Pictures of Sheikh Ahmed Yassin and the al-Aqsa mosque hang on the walls of the living room where everyday thousands of Palestinian well-wishers, students, and politicians visit the man in charge of forming the next Palestinian government.

 

Ismail Haniyeh’s closest aides find it hard to believe that the man who until recently spent most of his time in hiding, has become the center of unprecedented public attention.

 

Former Shin Bet chief Avi Dichter told Israel’s leading newspaper Yedioth Ahronoth that “Haniyeh should praise God twice a day that he is alive.”

 

And Dichter makes it no secret that “Israel gave up more than once targeted assassination operations against him for fear that innocent civilians would lose their lives.”

 

In Israel’s calendar, Haniyeh’s last day in life was supposed to be on September 6, 2003.

 

“This man was part of Hamas’ murder machine,” Dichter says.

 

The 250 kg (about 550 pounds) bomb unleashed by the IDF aircraft on September 6, 2003, hit a Gaza house where Hamas’ top brass – “the dream team” as Dichter likes to call it - was holding a meeting.

 

The bomb hit its target but failed to make its way to the underground floor where Haniyeh and his comrades hashed over the group’s strategy in the midst of the intifada.

 

'He knows he will be arrested'

 

Hamas founder Sheikh Yassin and Hamas top figure Abdel Aziz Rantisi escaped unharmed, as did Haniyeh.

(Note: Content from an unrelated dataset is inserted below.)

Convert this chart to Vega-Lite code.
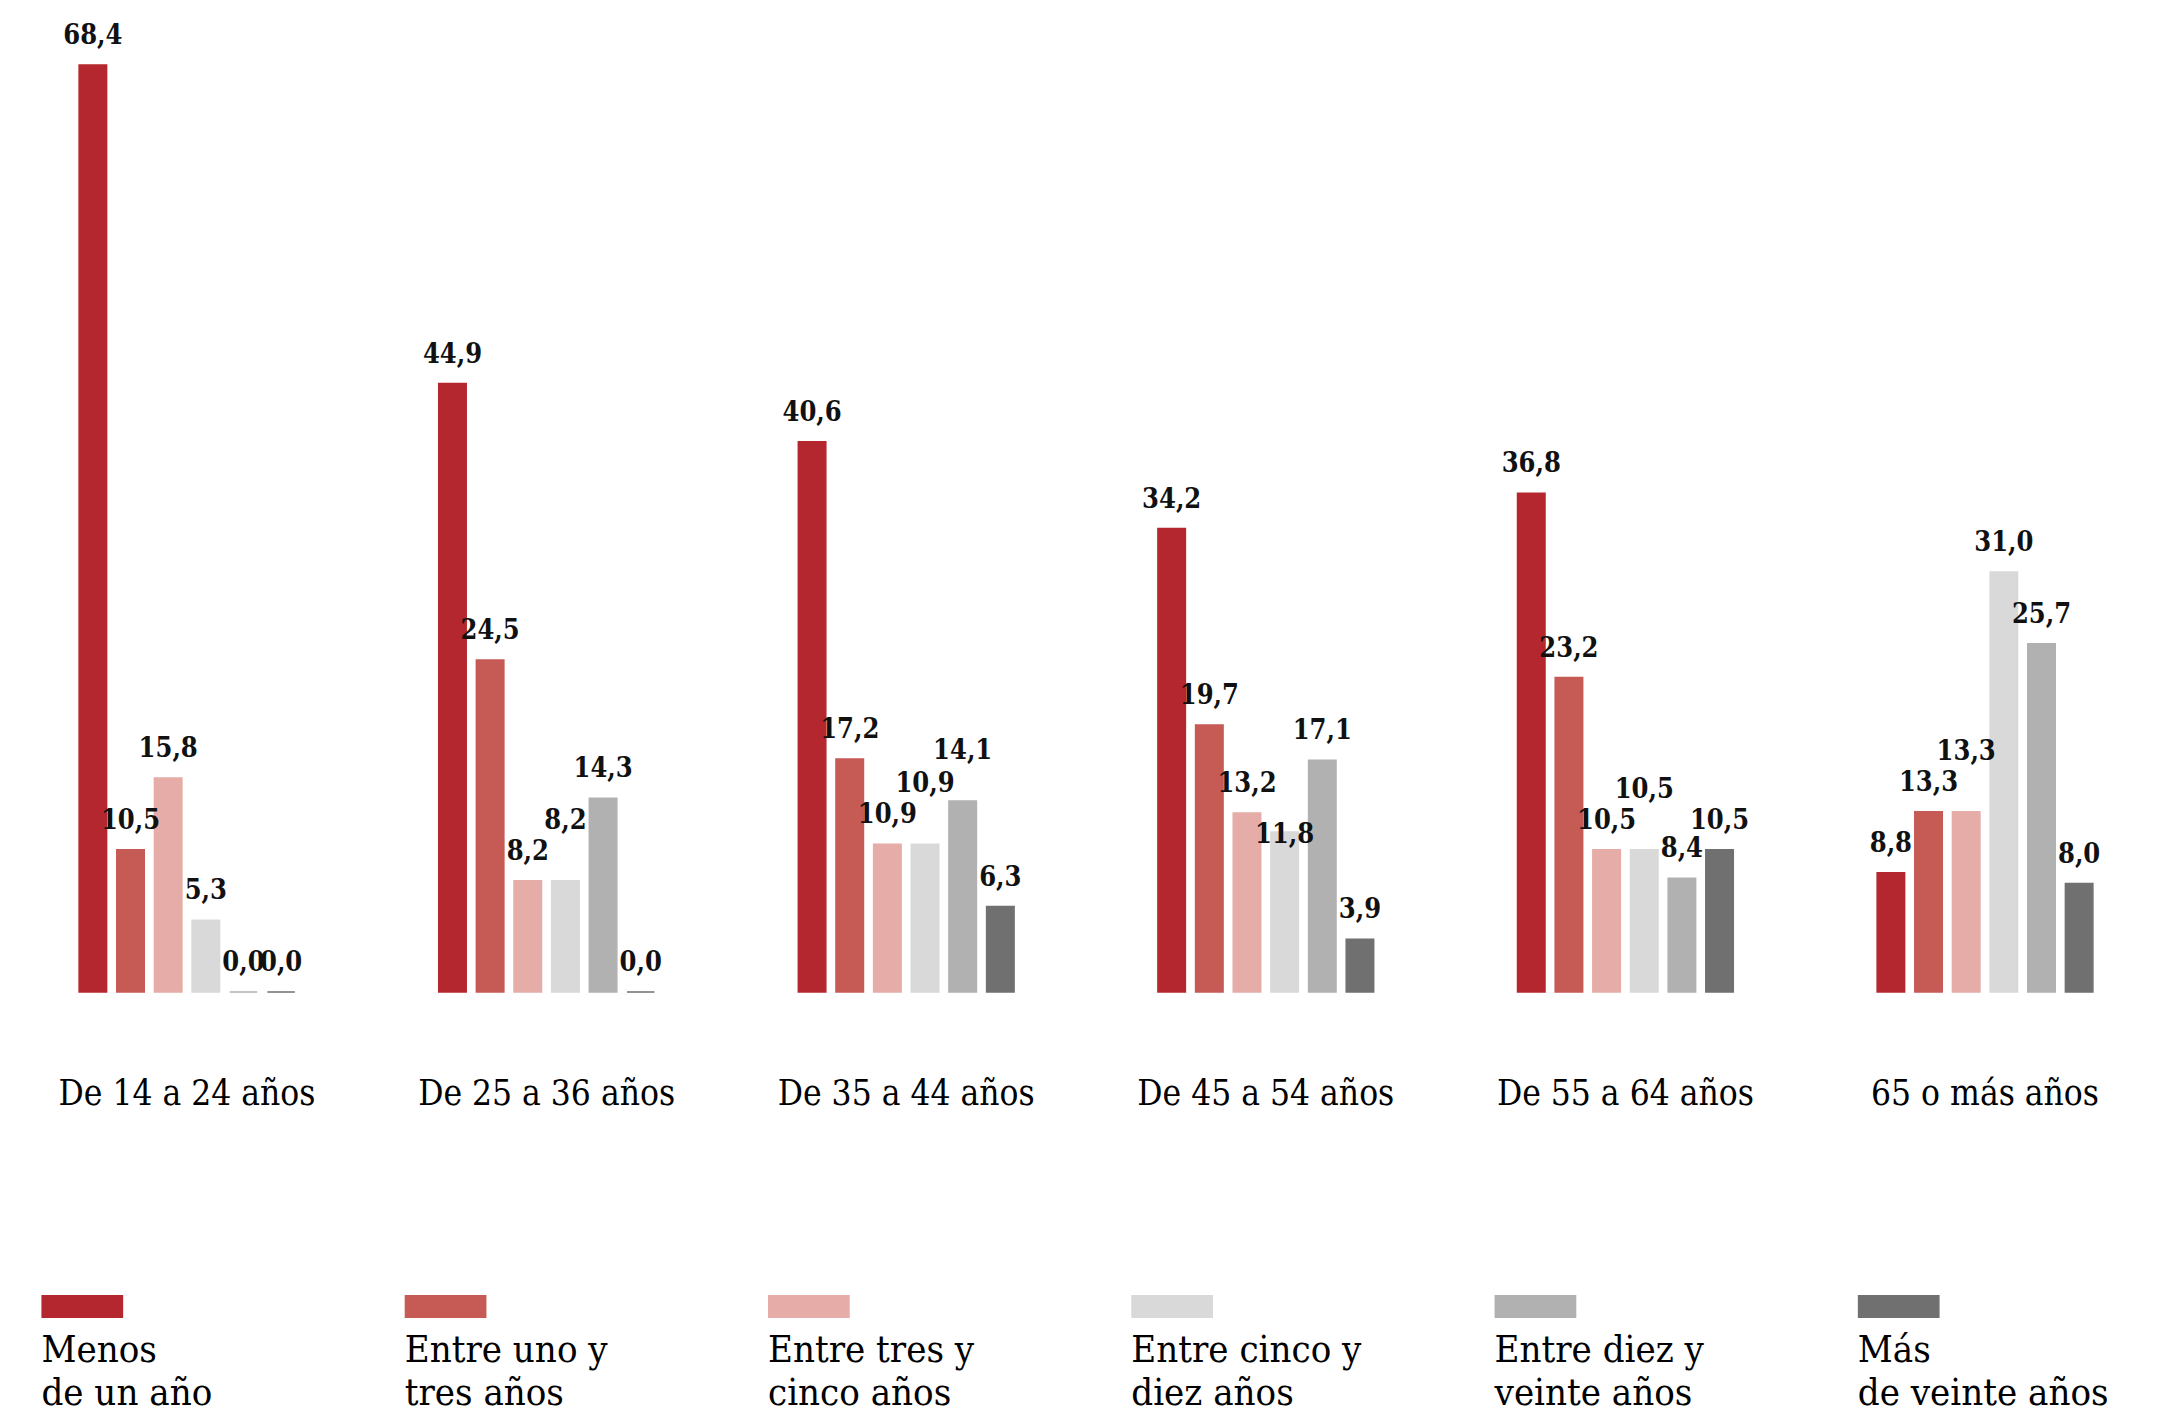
{
  "$schema": "https://vega.github.io/schema/vega-lite/v6.json",
  "padding": 0,
  "background": "white",
  "config": {
    "view": {"stroke": null},
    "locale": {"number": {"decimal": ",", "thousands": ".", "grouping": [3], "currency": ["", " €"]}},
    "font": "DejaVu Serif Condensed"
  },
  "datasets": {
    "bars": [
      {"edad": "De 14 a 24 años", "cat": "Menos de un año", "v": 68.4},
      {"edad": "De 14 a 24 años", "cat": "Entre uno y tres años", "v": 10.5},
      {"edad": "De 14 a 24 años", "cat": "Entre tres y cinco años", "v": 15.8},
      {"edad": "De 14 a 24 años", "cat": "Entre cinco y diez años", "v": 5.3},
      {"edad": "De 14 a 24 años", "cat": "Entre diez y veinte años", "v": 0.0},
      {"edad": "De 14 a 24 años", "cat": "Más de veinte años", "v": 0.0},
      {"edad": "De 25 a 36 años", "cat": "Menos de un año", "v": 44.9},
      {"edad": "De 25 a 36 años", "cat": "Entre uno y tres años", "v": 24.5},
      {"edad": "De 25 a 36 años", "cat": "Entre tres y cinco años", "v": 8.2},
      {"edad": "De 25 a 36 años", "cat": "Entre cinco y diez años", "v": 8.2},
      {"edad": "De 25 a 36 años", "cat": "Entre diez y veinte años", "v": 14.3},
      {"edad": "De 25 a 36 años", "cat": "Más de veinte años", "v": 0.0},
      {"edad": "De 35 a 44 años", "cat": "Menos de un año", "v": 40.6},
      {"edad": "De 35 a 44 años", "cat": "Entre uno y tres años", "v": 17.2},
      {"edad": "De 35 a 44 años", "cat": "Entre tres y cinco años", "v": 10.9},
      {"edad": "De 35 a 44 años", "cat": "Entre cinco y diez años", "v": 10.9},
      {"edad": "De 35 a 44 años", "cat": "Entre diez y veinte años", "v": 14.1},
      {"edad": "De 35 a 44 años", "cat": "Más de veinte años", "v": 6.3},
      {"edad": "De 45 a 54 años", "cat": "Menos de un año", "v": 34.2},
      {"edad": "De 45 a 54 años", "cat": "Entre uno y tres años", "v": 19.7},
      {"edad": "De 45 a 54 años", "cat": "Entre tres y cinco años", "v": 13.2},
      {"edad": "De 45 a 54 años", "cat": "Entre cinco y diez años", "v": 11.8},
      {"edad": "De 45 a 54 años", "cat": "Entre diez y veinte años", "v": 17.1},
      {"edad": "De 45 a 54 años", "cat": "Más de veinte años", "v": 3.9},
      {"edad": "De 55 a 64 años", "cat": "Menos de un año", "v": 36.8},
      {"edad": "De 55 a 64 años", "cat": "Entre uno y tres años", "v": 23.2},
      {"edad": "De 55 a 64 años", "cat": "Entre tres y cinco años", "v": 10.5},
      {"edad": "De 55 a 64 años", "cat": "Entre cinco y diez años", "v": 10.5},
      {"edad": "De 55 a 64 años", "cat": "Entre diez y veinte años", "v": 8.4},
      {"edad": "De 55 a 64 años", "cat": "Más de veinte años", "v": 10.5},
      {"edad": "65 o más años", "cat": "Menos de un año", "v": 8.8},
      {"edad": "65 o más años", "cat": "Entre uno y tres años", "v": 13.3},
      {"edad": "65 o más años", "cat": "Entre tres y cinco años", "v": 13.3},
      {"edad": "65 o más años", "cat": "Entre cinco y diez años", "v": 31.0},
      {"edad": "65 o más años", "cat": "Entre diez y veinte años", "v": 25.7},
      {"edad": "65 o más años", "cat": "Más de veinte años", "v": 8.0}
    ],
    "legend": [
      {"cat": "Menos de un año", "label": "Menos\nde un año"},
      {"cat": "Entre uno y tres años", "label": "Entre uno y\ntres años"},
      {"cat": "Entre tres y cinco años", "label": "Entre tres y\ncinco años"},
      {"cat": "Entre cinco y diez años", "label": "Entre cinco y\ndiez años"},
      {"cat": "Entre diez y veinte años", "label": "Entre diez y\nveinte años"},
      {"cat": "Más de veinte años", "label": "Más\nde veinte años"}
    ]
  },
  "vconcat": [
    {
      "width": 2172,
      "height": 992,
      "data": {"name": "bars"},
      "encoding": {
        "x": {
          "field": "edad", "type": "nominal",
          "sort": ["De 14 a 24 años", "De 25 a 36 años", "De 35 a 44 años", "De 45 a 54 años", "De 55 a 64 años", "65 o más años"],
          "scale": {"paddingInner": 0.4, "paddingOuter": 0.22},
          "axis": {"title": null, "domain": false, "ticks": false, "labelAngle": 0, "labelFontSize": 35, "labelColor": "#000000", "labelPadding": 84, "labelLimit": 600, "labelFont": "DejaVu Serif Condensed"}
        },
        "xOffset": {
          "field": "cat", "type": "nominal",
          "sort": ["Menos de un año", "Entre uno y tres años", "Entre tres y cinco años", "Entre cinco y diez años", "Entre diez y veinte años", "Más de veinte años"],
          "scale": {"paddingInner": 0.27, "paddingOuter": 0}
        },
        "y": {"field": "v", "type": "quantitative", "scale": {"domain": [0, 73.2], "nice": false, "zero": true}, "axis": null}
      },
      "layer": [
        {
          "mark": {"type": "bar", "strokeWidth": 1.5},
          "encoding": {
            "color": {
              "field": "cat", "type": "nominal", "legend": null,
              "scale": {
                "domain": ["Menos de un año", "Entre uno y tres años", "Entre tres y cinco años", "Entre cinco y diez años", "Entre diez y veinte años", "Más de veinte años"],
                "range": ["#B5272E", "#C65A55", "#E6ACA7", "#D9D9D9", "#B1B1B1", "#707070"]
              }
            },
            "stroke": {"field": "cat", "type": "nominal", "legend": null, "scale": {
                "domain": ["Menos de un año", "Entre uno y tres años", "Entre tres y cinco años", "Entre cinco y diez años", "Entre diez y veinte años", "Más de veinte años"],
                "range": ["#B5272E", "#C65A55", "#E6ACA7", "#D9D9D9", "#B1B1B1", "#707070"]
              }}
          }
        },
        {
          "transform": [
            {"window": [{"op": "lag", "field": "v", "as": "prev"}, {"op": "lag", "field": "v", "param": 2, "as": "prev2"}], "groupby": ["edad"]},
            {"calculate": "datum.prev != null && abs(datum.v - datum.prev) < 0.5 && datum.v > 0 ? 'up' : (datum.prev != null && datum.prev2 != null && abs(datum.prev - datum.prev2) < 0.5 && datum.prev > 0 && datum.v - datum.prev > 0 && datum.v - datum.prev < 4 ? 'up2' : (datum.prev != null && datum.prev - datum.v > 0.5 && datum.prev - datum.v < 2 ? 'down' : 'mid'))", "as": "shift"}
          ],
          "encoding": {"text": {"field": "v", "type": "quantitative", "format": ".1f"}},
          "layer": [
            {
              "transform": [{"filter": "datum.shift == 'mid'"}],
              "mark": {"type": "text", "baseline": "alphabetic", "dy": -21, "fontSize": 27, "fontWeight": "bold", "color": "#111111", "font": "DejaVu Serif Condensed"}
            },
            {
              "transform": [{"filter": "datum.shift == 'up'"}],
              "mark": {"type": "text", "baseline": "alphabetic", "dy": -52, "fontSize": 27, "fontWeight": "bold", "color": "#111111", "font": "DejaVu Serif Condensed"}
            },
            {
              "transform": [{"filter": "datum.shift == 'up2'"}],
              "mark": {"type": "text", "baseline": "alphabetic", "dy": -42, "fontSize": 27, "fontWeight": "bold", "color": "#111111", "font": "DejaVu Serif Condensed"}
            },
            {
              "transform": [{"filter": "datum.shift == 'down'"}],
              "mark": {"type": "text", "baseline": "alphabetic", "dy": 11, "fontSize": 27, "fontWeight": "bold", "color": "#111111", "font": "DejaVu Serif Condensed"}
            }
          ]
        }
      ]
    },
    {
      "vconcat": [
        {
          "width": 1981,
          "height": 23,
          "data": {"name": "legend"},
          "mark": {"type": "bar"},
          "encoding": {
            "x": {
              "field": "cat", "type": "nominal",
              "sort": ["Menos de un año", "Entre uno y tres años", "Entre tres y cinco años", "Entre cinco y diez años", "Entre diez y veinte años", "Más de veinte años"],
              "scale": {"type": "band", "paddingInner": 0.775, "paddingOuter": 0.114},
              "axis": null
            },
            "color": {
              "field": "cat", "type": "nominal", "legend": null,
              "scale": {
                "domain": ["Menos de un año", "Entre uno y tres años", "Entre tres y cinco años", "Entre cinco y diez años", "Entre diez y veinte años", "Más de veinte años"],
                "range": ["#B5272E", "#C65A55", "#E6ACA7", "#D9D9D9", "#B1B1B1", "#707070"]
              }
            }
          }
        },
        {
          "width": 1981,
          "height": 38,
          "data": {"name": "legend"},
          "mark": {"type": "text", "align": "left", "baseline": "middle", "fontSize": 38, "lineHeight": 43, "lineBreak": "\n", "color": "#000000", "font": "DejaVu Serif Condensed"},
          "encoding": {
            "x": {
              "field": "cat", "type": "nominal", "bandPosition": 0,
              "sort": ["Menos de un año", "Entre uno y tres años", "Entre tres y cinco años", "Entre cinco y diez años", "Entre diez y veinte años", "Más de veinte años"],
              "scale": {"type": "band", "paddingInner": 0.775, "paddingOuter": 0.114},
              "axis": null
            },
            "text": {"field": "label", "type": "nominal"}
          }
        }
      ],
      "spacing": 14
    }
  ],
  "spacing": 184
}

Yassin and Rantisi’s luck ran out the second time around when Prime Minister Ariel Sharon ordered the liquidation of Hamas’ two most prominent figures.

 

Haniyeh, third on the IDF’s assassination list, was saved by an Egyptian-brokered truce, to which Hamas agreed.

 

“I see no situation in which Haniyeh enjoys immunity just because he is the prime minister. In my eyes he was and remains a terrorist, whatever he does. Exactly like Marwan Barghouti. If there is a terror attack and Israel decides to reply with a targeted assassination, Haniyeh will be a legitimate target, because Hamas cannot carry out an attack without the leadership’s consent,” Dichter says.

 

A Haniyeh close aide says the new Palestinian prime minister “knows he enjoys no immunity” as far as Israel is concerned.

 

“He knows he will be arrested and therefore he won’t leave Gaza. He is convinced Israel will try to kill him. Haniyeh is waiting for this; he is neither scared nor hiding,” the aide said.

 

But Haniyeh is certainly not delivering his head on a silver platter. Four burly bodyguards constantly watch over the 43-year-old.